Opinion
01-03-2017
Robert S. Dean, Center for Appellate Litigation, New York (Katharine Skolnick of counsel), for appellant. Cyrus R. Vance, Jr., District Attorney, New York (Patricia Curran of counsel), for respondent.
Robert S. Dean, Center for Appellate Litigation, New York (Katharine Skolnick of counsel), for appellant.
Cyrus R. Vance, Jr., District Attorney, New York (Patricia Curran of counsel), for respondent.
FRIEDMAN, J.P., SWEENY, RICHTER, MANZANET–DANIELS, KAPNICK, JJ.
Judgment, Supreme Court, New York County (Laura A. Ward, J. at suppression hearing; Melissa C. Jackson, J. at jury trial and sentencing), rendered December 23, 2013, convicting defendant of assault in the first degree, and sentencing him, as a second violent felony offender, to a term of 18 years, unanimously affirmed.
The court properly exercised its discretion in permitting a slang expert, whom the court deemed an expert in "street lingo and terminology," to testify regarding the possible meanings of several words and phrases used by defendant in a recorded call he made during his pretrial incarceration. This testimony did not violate the principles articulated in People v. Inoa, 25 N.Y.3d 466, 474, 13 N.Y.S.3d 329, 34 N.E.3d 839 (2015). The witness, who notably had no connection with the investigation of the case, neither testified about the general meaning of the recorded conversation nor relied on the other facts of the case in translating the handful of slang expressions about which he testified. The record of the expert's testimony, viewed as a whole, demonstrates that the court did not permit the expert to state what the slang terms meant in the context of the case; that determination was left for the jury to make. To the extent any slight portion of the testimony could be viewed as interpreting the conversation, the error was harmless (see People v. Crimmins, 36 N.Y.2d 230, 367 N.Y.S.2d 213, 326 N.E.2d 787 [1975] ). Defendant's argument that the expert's description of his police experience and qualifications in translating slang tended to connect defendant with gang or drug activity is unpreserved and we decline to review it in the interest of justice. As an alternative holding, we reject it on the merits.
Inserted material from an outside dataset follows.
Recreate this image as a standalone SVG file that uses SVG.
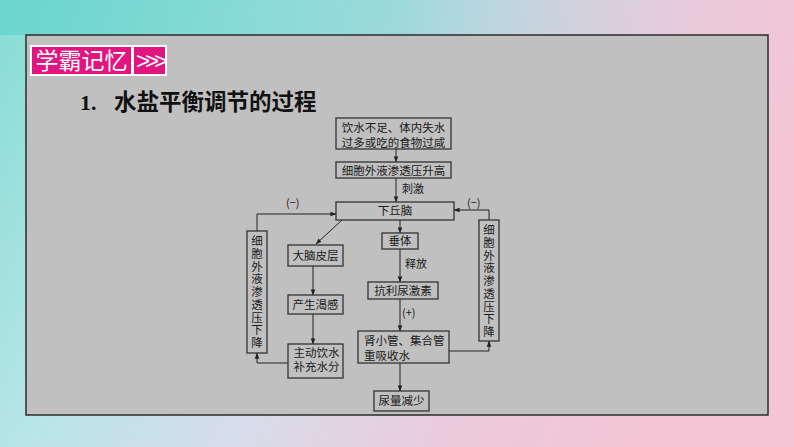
<svg xmlns="http://www.w3.org/2000/svg" width="794" height="447" viewBox="0 0 794 447">
<defs>
<linearGradient id="bg" x1="0" y1="0" x2="1" y2="0.3">
<stop offset="0" stop-color="#86dcd5"/>
<stop offset="0.3" stop-color="#b8e6e6"/>
<stop offset="0.55" stop-color="#d8dcea"/>
<stop offset="0.8" stop-color="#eccada"/>
<stop offset="1" stop-color="#f3c5d5"/>
</linearGradient>
<linearGradient id="topband" x1="0" y1="0" x2="1" y2="0">
<stop offset="0" stop-color="#5fd2cb" stop-opacity="0.7"/>
<stop offset="0.5" stop-color="#6ad3cd" stop-opacity="0.5"/>
<stop offset="1" stop-color="#e8c6d8" stop-opacity="0"/>
</linearGradient>
<marker id="ah" viewBox="0 0 8 8" refX="7.5" refY="4" markerWidth="6" markerHeight="6" orient="auto" markerUnits="userSpaceOnUse">
<path d="M0,1 L8,4 L0,7 Z" fill="#222"/>
</marker>
<style>
.box{fill:#c0c0c0;stroke:#333;stroke-width:1.3}
.t{font-family:"Noto Sans CJK SC","Liberation Serif",sans-serif;font-size:11.5px;fill:#1a1a1a}
.c{text-anchor:middle}
.vt{font-family:"Noto Sans CJK SC","Liberation Serif",sans-serif;font-size:11.5px;fill:#1a1a1a;text-anchor:middle}
.ln{fill:none;stroke:#222;stroke-width:1;marker-end:url(#ah)}
.lb{font-family:"Noto Sans CJK SC","Liberation Serif",sans-serif;font-size:11px;fill:#1a1a1a}
</style>
</defs>
<rect x="0" y="0" width="794" height="447" fill="url(#bg)"/>
<rect x="0" y="0" width="794" height="35" fill="url(#topband)"/>
<rect x="26" y="35" width="742" height="380" fill="#c0c0c0" stroke="#2b2b2b" stroke-width="1.5"/>

<g id="badge">
<rect x="30" y="45" width="137" height="31" fill="#ffffff"/>
<rect x="32" y="47" width="99" height="27" fill="#e0157f"/>
<rect x="134" y="47" width="31" height="27" fill="#e0157f"/>
<text x="81.5" y="68.5" text-anchor="middle" font-family="Noto Sans CJK SC, sans-serif" font-size="23" fill="#ffffff">学霸记忆</text>
<text x="149.5" y="68.5" text-anchor="middle" font-family="Liberation Sans, sans-serif" font-size="24" letter-spacing="-5" fill="#ffffff">&gt;&gt;&gt;</text>
</g>

<g id="title">
<text x="80" y="110" font-family="Liberation Serif, serif" font-size="22" font-weight="bold" fill="#111">1.</text>
<text x="114" y="110" font-family="Noto Sans CJK SC, sans-serif" font-size="22.5" font-weight="bold" fill="#111">水盐平衡调节的过程</text>
</g>

<g id="connectors">
<line class="ln" x1="396" y1="149" x2="396" y2="162"/>
<line class="ln" x1="396" y1="178" x2="396" y2="202"/>
<line class="ln" x1="400" y1="220" x2="400" y2="233"/>
<line class="ln" x1="342" y1="220" x2="316" y2="244"/>
<line class="ln" x1="313" y1="266" x2="313" y2="295"/>
<line class="ln" x1="313" y1="314" x2="313" y2="344"/>
<path class="ln" d="M288,363 H257 V353"/>
<path class="ln" d="M257,231 V214 H336"/>
<line class="ln" x1="400" y1="249" x2="400" y2="282"/>
<line class="ln" x1="400" y1="299" x2="400" y2="331"/>
<path class="ln" d="M449,351 H489 V341"/>
<path class="ln" d="M489,220 V210 H454"/>
<line class="ln" x1="400" y1="363" x2="400" y2="391"/>
<text class="lb" x="402" y="193">刺激</text>
<text class="lb" x="405" y="268">释放</text>
<text class="lb" x="402" y="317" font-family="Liberation Serif, serif">(+)</text>
<text class="lb" x="286" y="207" font-family="Liberation Serif, serif">(−)</text>
<text class="lb" x="467" y="207" font-family="Liberation Serif, serif">(−)</text>
</g>

<g id="n1">
<rect class="box" x="336" y="118" width="115" height="31"/>
<text class="t c"><tspan x="393.5" y="132">饮水不足、体内失水</tspan><tspan x="393.5" y="146.5">过多或吃的食物过咸</tspan></text>
</g>
<g id="n2">
<rect class="box" x="336" y="162" width="115" height="16"/>
<text class="t c" x="393.5" y="174.5">细胞外液渗透压升高</text>
</g>
<g id="n3">
<rect class="box" x="336" y="202" width="118" height="18"/>
<text class="t c" x="395" y="215">下丘脑</text>
</g>
<g id="n4">
<rect class="box" x="382" y="233" width="36" height="16"/>
<text class="t c" x="400" y="245">垂体</text>
</g>
<g id="n5">
<rect class="box" x="288" y="245" width="55" height="21"/>
<text class="t c" x="315.5" y="259.5">大脑皮层</text>
</g>
<g id="n6">
<rect class="box" x="288" y="295" width="55" height="19"/>
<text class="t c" x="315.5" y="308.5">产生渴感</text>
</g>
<g id="n7">
<rect class="box" x="288" y="344" width="55" height="34"/>
<text class="t c"><tspan x="316.5" y="356.5">主动饮水</tspan><tspan x="316.5" y="371">补充水分</tspan></text>
</g>
<g id="n8">
<rect class="box" x="368" y="282" width="70" height="17"/>
<text class="t c" x="403" y="295">抗利尿激素</text>
</g>
<g id="n9">
<rect class="box" x="358" y="331" width="91" height="32"/>
<text class="t"><tspan x="364" y="345">肾小管、集合管</tspan><tspan x="364" y="359.5">重吸收水</tspan></text>
</g>
<g id="n10">
<rect class="box" x="374" y="391" width="55" height="20"/>
<text class="t c" x="401.5" y="405">尿量减少</text>
</g>
<g id="n11">
<rect class="box" x="247" y="231" width="20" height="122"/>
<text class="vt"><tspan x="257" y="245">细</tspan><tspan x="257" y="257.75">胞</tspan><tspan x="257" y="270.5">外</tspan><tspan x="257" y="283.25">液</tspan><tspan x="257" y="296">渗</tspan><tspan x="257" y="308.75">透</tspan><tspan x="257" y="321.5">压</tspan><tspan x="257" y="334.25">下</tspan><tspan x="257" y="347">降</tspan></text>
</g>
<g id="n12">
<rect class="box" x="479" y="220" width="20" height="121"/>
<text class="vt"><tspan x="489" y="234">细</tspan><tspan x="489" y="246.75">胞</tspan><tspan x="489" y="259.5">外</tspan><tspan x="489" y="272.25">液</tspan><tspan x="489" y="285">渗</tspan><tspan x="489" y="297.75">透</tspan><tspan x="489" y="310.5">压</tspan><tspan x="489" y="323.25">下</tspan><tspan x="489" y="336">降</tspan></text>
</g>
</svg>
The court properly permitted the victim to testify about an anonymous threatening phone call he received approximately 10 hours after he was attacked, warning him not to pursue the matter. The evidence was admissible, notwithstanding that the People could not demonstrate that defendant knew the caller or authorized the call, because it was not introduced to prove consciousness of guilt, but rather to support particular aspects of the People's theory of the case (see generally People v. Scarola, 71 N.Y.2d 769, 777, 530 N.Y.S.2d 83, 525 N.E.2d 728 [1988] ). Specifically, in conjunction with elements of defendant's recorded call, the anonymous threatening call tended to support the theory that someone who knew the victim and his travel habits, and bore a grudge against him, paid defendant to attack him.
The court correctly denied defendant's suppression motion. The police had reasonable suspicion to detain defendant for a showup identification, based on a radioed description that was sufficiently specific, in context, because the extremely close spatial and temporal proximity between the crime and the police observation of defendant made it "highly unlikely that the suspect had departed and that, almost at the same moment, an innocent person of identical appearance coincidentally arrived on the scene" (People v. Johnson, 63 A.D.3d 518, 881 N.Y.S.2d 81 [2009], lv. denied 13 N.Y.3d 797, 887 N.Y.S.2d 546, 916 N.E.2d 441 [2009] ). At the very least, the police acquired reasonable suspicion when defendant fled after the police pulled their car in front of him to cut him off. Defendant did not preserve his claim that the officers' conduct in blocking his path was a seizure that already required reasonable suspicion, and we decline to review it in the interest of justice. As an alternative holding, we reject it on the merits (see People v. Stevenson, 55 A.D.3d 486, 867 N.Y.S.2d 56 [1st Dept.2008], lv. denied 12 N.Y.3d 788, 879 N.Y.S.2d 65, 906 N.E.2d 1099 [2009] ). The showup identification procedure conducted following the stop was not unduly suggestive, because "the overall effect of the allegedly suggestive circumstances was not significantly greater than what is inherent in any showup" (People v. Brujan, 104 A.D.3d 481, 482, 960 N.Y.S.2d 421 [1st Dept.2013], lv. denied 21 N.Y.3d 1014, 971 N.Y.S.2d 496, 994 N.E.2d 392 [2013] ).
We perceive no basis for reducing the sentence.